Typical dilution per round
Pre-Seed / Friends & Family: 5–15% dilution. Often structured as a SAFE or convertible note. Seed: 15–25% dilution. Lead investor plus angels. Post-Seed founder ownership typically 60–75% combined for a two-founder team. Series A: 20–30% dilution. This is where institutional VCs take a meaningful stake and often require a board seat. Series B: 15–25% additional dilution. By Series B, founders who started at 50/50 often own 30–40% combined. Series C and beyond: 10–20% per round.

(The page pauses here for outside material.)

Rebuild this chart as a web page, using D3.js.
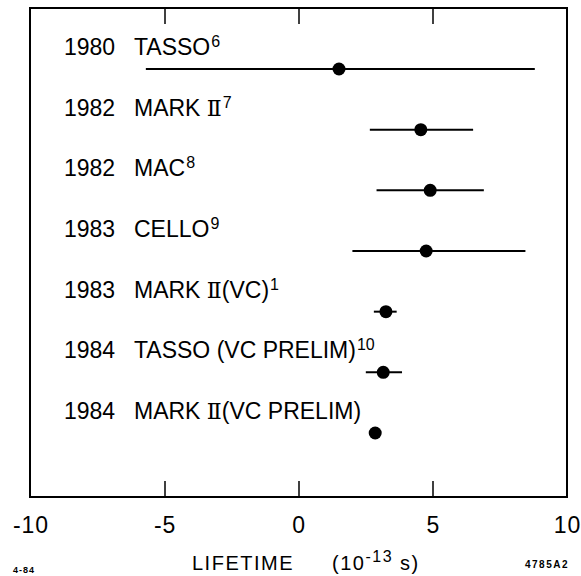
<!DOCTYPE html>
<html>
<head>
<meta charset="utf-8">
<script src="https://cdn.jsdelivr.net/npm/d3@7"></script>
<style>
  body { margin: 0; background: #fff; }
  text { font-family: "Liberation Sans", Arial, sans-serif; fill: #000; }
</style>
</head>
<body>
<script>
// measurements, one entry per row (top to bottom)
const years = ["1980", "1982", "1982", "1983", "1983", "1984", "1984"];
const names = ["TASSO", "MARK Ⅱ", "MAC", "CELLO", "MARK Ⅱ(VC)", "TASSO (VC PRELIM)", "MARK Ⅱ(VC PRELIM)"];
const refs = ["6", "7", "8", "9", "1", "10", ""];
const lifetime = [1.5, 4.55, 4.9, 4.75, 3.25, 3.15, 2.85];
const errLow = [-5.7, 2.65, 2.9, 2.0, 2.8, 2.5, null];
const errHigh = [8.8, 6.5, 6.9, 8.45, 3.65, 3.85, null];
const xTicks = [-10, -5, 0, 5, 10];

const W = 581, H = 576;
const frame = {left: 30, right: 567, top: 8, bottom: 497};

const rows = years.map((yr, i) => ({
  i, year: yr, name: names[i], ref: refs[i],
  v: lifetime[i], lo: errLow[i], hi: errHigh[i]
}));

const x = d3.scaleLinear().domain([-10, 10]).range([frame.left + 0.5, frame.right]);
const y = d3.scalePoint().domain(d3.range(rows.length)).range([69, 433]);

const svg = d3.select("body").append("svg")
    .attr("width", W)
    .attr("height", H);

// frame
svg.append("rect")
    .attr("x", frame.left).attr("y", frame.top)
    .attr("width", frame.right - frame.left).attr("height", frame.bottom - frame.top)
    .attr("fill", "none")
    .attr("stroke", "#000")
    .attr("stroke-width", 2);

// inner ticks, top and bottom (the end ones sit on the frame)
const inner = xTicks.filter(t => t > -10 && t < 10);
const tickG = svg.append("g")
    .attr("stroke", "#000")
    .attr("stroke-width", 1.5);
tickG.selectAll("line.bt")
  .data(inner)
  .join("line")
    .attr("class", "bt")
    .attr("x1", d => Math.round(x(d))).attr("x2", d => Math.round(x(d)))
    .attr("y1", frame.bottom).attr("y2", frame.bottom - 16);
tickG.selectAll("line.tt")
  .data(inner)
  .join("line")
    .attr("class", "tt")
    .attr("x1", d => Math.round(x(d))).attr("x2", d => Math.round(x(d)))
    .attr("y1", frame.top).attr("y2", frame.top + 16);

// tick labels
svg.append("g")
    .attr("transform", `translate(0,${frame.bottom})`)
    .call(d3.axisBottom(x).tickValues(xTicks).tickSize(0).tickPadding(20)
      .tickFormat(d => d < 0 ? "-" + Math.abs(d) : String(d)))
    .call(g => g.select(".domain").remove())
    .call(g => g.selectAll("text")
      .attr("font-size", 23)
      .attr("font-family", "Liberation Sans, Arial, sans-serif")
      .attr("letter-spacing", 1)
      .attr("fill", "#000"));

// error bars
const g = svg.append("g");
g.selectAll("line.err")
  .data(rows.filter(d => d.lo != null))
  .join("line")
    .attr("class", "err")
    .attr("x1", d => x(d.lo))
    .attr("x2", d => x(d.hi))
    .attr("y1", d => y(d.i))
    .attr("y2", d => y(d.i))
    .attr("stroke", "#000")
    .attr("stroke-width", 2);

g.selectAll("circle")
  .data(rows)
  .join("circle")
    .attr("cx", d => x(d.v))
    .attr("cy", d => y(d.i))
    .attr("r", 6.5)
    .attr("fill", "#000");

// row labels
const lab = svg.append("g").attr("font-size", 23);
lab.selectAll("text.year")
  .data(rows)
  .join("text")
    .attr("class", "year")
    .attr("x", 64)
    .attr("y", d => y(d.i) - 14)
    .text(d => d.year);

const nm = lab.selectAll("text.name")
  .data(rows)
  .join("text")
    .attr("class", "name")
    .attr("x", 134)
    .attr("y", d => y(d.i) - 14);
nm.each(function(d) {
  const t = d3.select(this);
  d.name.split("Ⅱ").forEach((part, k) => {
    if (k > 0) t.append("tspan")
        .attr("font-family", "DejaVu Serif")
        .attr("font-size", 22)
        .text("Ⅱ");
    if (part) t.append("tspan").text(part);
  });
  t.append("tspan")
      .attr("font-size", 16)
      .attr("dy", -8)
      .attr("dx", 1)
      .text(d.ref);
});

// axis title
const title = svg.append("text")
    .attr("x", 192)
    .attr("y", 570)
    .attr("font-size", 20)
    .attr("letter-spacing", 1.5);
title.append("tspan").text("LIFETIME");
title.append("tspan").attr("x", 332).text("(10");
title.append("tspan").attr("font-size", 16).attr("dy", -8).text("-13");
title.append("tspan").attr("font-size", 20).attr("dy", 8).text("  s)");

// plate codes
svg.append("text")
    .attr("x", 13).attr("y", 573)
    .attr("font-size", 9).attr("font-weight", "bold").attr("letter-spacing", 1)
    .text("4-84");
svg.append("text")
    .attr("x", 525).attr("y", 568)
    .attr("font-size", 10).attr("font-weight", "bold").attr("letter-spacing", 1.5)
    .text("4785A2");
</script>
</body>
</html>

By IPO, founding teams of successful companies typically own 15–25% combined.
Cumulative dilution: the math that surprises founders
A founder who starts at 50% ownership, raises Pre-Seed (10% dilution), Seed (20% dilution), and Series A (25% dilution) ends up at: 50% × 0.90 × 0.80 × 0.75 = 27%. Each round multiplies — it doesn't subtract. This is why early dilution at low valuations is more expensive than it appears: giving away 10% on a $1M valuation and then raising a Series A at $20M means that 10% is now worth $2M of equity you gave away for $100K.
The option pool's hidden dilution
Every round typically requires expanding the option pool for future employee equity. This pool comes from the pre-money cap table — diluting founders before new money arrives. A 10% option pool on a $5M pre-money company means founders absorb 10% dilution before the investor's check clears. Model this explicitly in every term sheet negotiation.
When dilution becomes a problem
The two danger zones: falling below 20% founder ownership before Series B (creates misalignment concerns for future investors and reduces founder incentive) and excessive dilution from early SAFEs and notes that convert at low caps (creating a messy cap table that complicates Series A due diligence). The goal is to maintain enough ownership that the outcome is life-changing regardless of exit size — and enough control to make decisions that serve long-term company value.